Heating and cooling are probably the major causes of it. The reliance on fossil fuels should be reduced or completely substituted with other sources. Renewables are one, but we know that (at least for now) they can rarely provide all the energy needed to maintain our activities unaffected.
Luckily, there are several options to improve a building’s energy efficiency and make it even energy positive in some cases. A trigeneration system is a relatively new application that allows for the production of electricity and thermal energy at the same time. These can also produce cooling energy using the same process. They are already used in several industrial contexts helping to reduce the plants’ carbon footprint. However, similar options are becoming available for buildings, houses, and offices too.
*Source: HUBER Heat Exchanger, developed to be used with wastewater
Similar heat collectors work also collecting domestic wastewater from sewer networks creating a positive cycle of energy preservation through a virtually endless source. Such systems can also help save costs in the long term. However, they are relatively new and costs might ultimately depend also on the location.

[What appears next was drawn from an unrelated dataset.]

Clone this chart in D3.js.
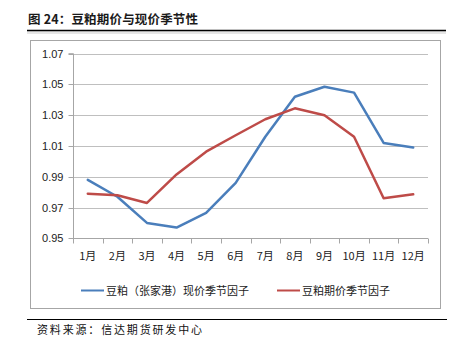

Finally, when it comes to waste reduction and energy efficiency, technology also plays an important part. Many businesses today are going paperless. Devices for voice commands, screens for communications, and other interactions between employees or staff are other elements that will contribute to the workplaces impact reduction on climate change.
Sustainability has become a central topic in our lives. For everyone in every industry. Fortunately, this means also that a lot of research goes on constantly to solve current problems and improve our conditions. Design can play a crucial role that undoubtedly impacts not just the carbon footprint of a building. It also benefits the health and performance of the people working in it, creating loyalty toward the brand, and in turn, can reduce costs through energy efficiency too.